After King’s Variety Store closed its doors in the John Day Plaza in the spring of 2017, the impact of that vacancy was felt, Wyllie said.

“We wanted to stop that cascade effect” with people moving away, he said. Six to eight jobs were created with the opening of the department.

“I was very excited that we decided to invest in it, because it’s investing in our community,” he said.

The 23 Thirftway stores in Oregon are independently owned, Bob said. He said, while a couple have hardware stores, the John Day location is the first to have a variety store.

The Cowan-Thompsons have owned Chester’s since 2001, and the store has been at it’s current location since 1972.

Wyllie said their No. 1 motto for the store is offering friendly service and being community involved.

“We try to get involved in the community and contribute $30,000-40,000 back in the community, because it’s where we live,” he said.
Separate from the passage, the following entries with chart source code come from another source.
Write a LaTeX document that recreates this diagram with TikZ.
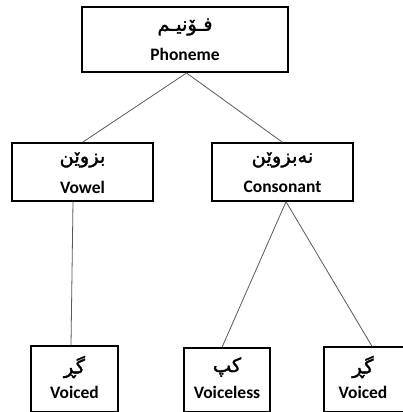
\documentclass[tikz,border=0pt]{standalone}
\usepackage{fontspec}
\setmainfont{Carlito}
\newfontfamily\arabicfont[Script=Arabic,FakeBold=1.6]{DejaVu Sans}
\TeXXeTstate=1
\newcommand{\kur}[1]{{\arabicfont\fontsize{19.5}{21}\selectfont\beginR #1\endR}}
\begin{document}
\begin{tikzpicture}[x=1pt,y=-1pt,
  box/.style={draw=black, line width=1.4pt, inner sep=0pt},
  topbox/.style={box, line width=2pt},
  lbl/.style={inner sep=0pt, font=\bfseries\fontsize{17.5}{19}\selectfont},
  arlbl/.style={inner sep=0pt},
  link/.style={draw=black!65, line width=0.8pt}]
\useasboundingbox (0,0) rectangle (403,412);

% boxes
\node[topbox, minimum width=206pt, minimum height=65pt] (phon) at (185,39.5) {};
\node[box, minimum width=141pt, minimum height=58pt] (vow) at (82.5,172) {};
\node[box, minimum width=141pt, minimum height=58pt] (cons) at (282.5,172) {};
\node[box, minimum width=87pt, minimum height=66pt] (vd1) at (74.5,379) {};
\node[box, minimum width=86pt, minimum height=64pt] (vl) at (227,380) {};
\node[box, minimum width=84pt, minimum height=65pt] (vd2) at (366,379.5) {};

% labels
\node[arlbl] (phonA) at (185,27) {\kur{فـۆنیـم}};
\node[lbl] (phonE) at (185,54) {Phoneme};
\node[arlbl] (vowA) at (82.5,160) {\kur{بزوێن}};
\node[lbl] (vowE) at (82.5,187) {Vowel};
\node[arlbl] (consA) at (282.5,160) {\kur{نەبزوێن}};
\node[lbl] (consE) at (282.5,187) {Consonant};
\node[arlbl] (vd1A) at (74.5,367) {\kur{گڕ}};
\node[lbl] (vd1E) at (74.5,392) {Voiced};
\node[arlbl] (vlA) at (227,367) {\kur{کپ}};
\node[lbl] (vlE) at (227,392) {Voiceless};
\node[arlbl] (vd2A) at (363,367) {\kur{گڕ}};
\node[lbl] (vd2E) at (363,392) {Voiced};

% connectors
\draw[link] ([xshift=1.5pt]phon.south) -- (vow.north);
\draw[link] ([xshift=1.5pt]phon.south) -- (cons.north);
\draw[link] ([xshift=-9.5pt]vow.south) -- ([xshift=-3.5pt]vd1.north);
\draw[link] ([xshift=3.5pt]cons.south) -- ([xshift=-5pt]vl.north);
\draw[link] ([xshift=3.5pt]cons.south) -- ([xshift=6pt]vd2.north);
\end{tikzpicture}
\end{document}
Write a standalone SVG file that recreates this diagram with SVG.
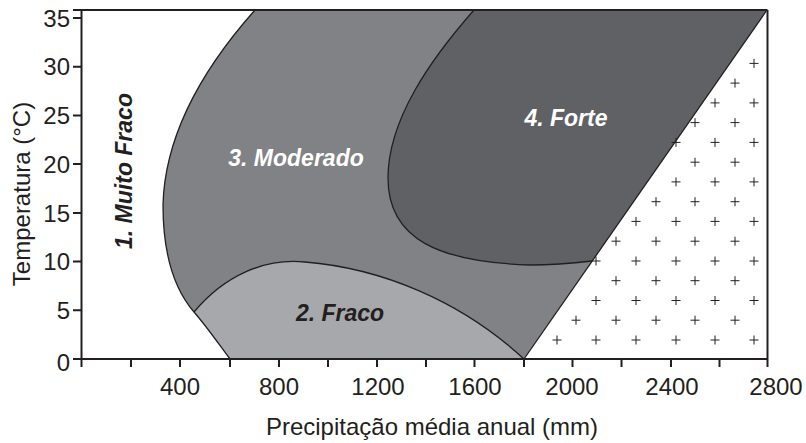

He said they also strive to make it the “best place to work.”

“We pay every employee well over minimum wage,” he said, noting $12 per hour is their minimum pay rate.

“We take really good care of our employees with health and dental,” he added.

Wyllie, who is a retired National Guardsman, said he was grateful to the company for allowing him to stay employed while serving in the military for 28 years.

Dan Gourley, who’s worked at Chester’s for seven years, said he enjoys helping customers in the variety department.

“I’m learning something new every day,” he said. “I’m always asking people what they’d like to see in the store. It’s a work in progress — we’re working on that list.”

Chester’s is open 7 a.m. to 10 p.m. seven days a week, closed for Thanksgiving, Christmas and Easter.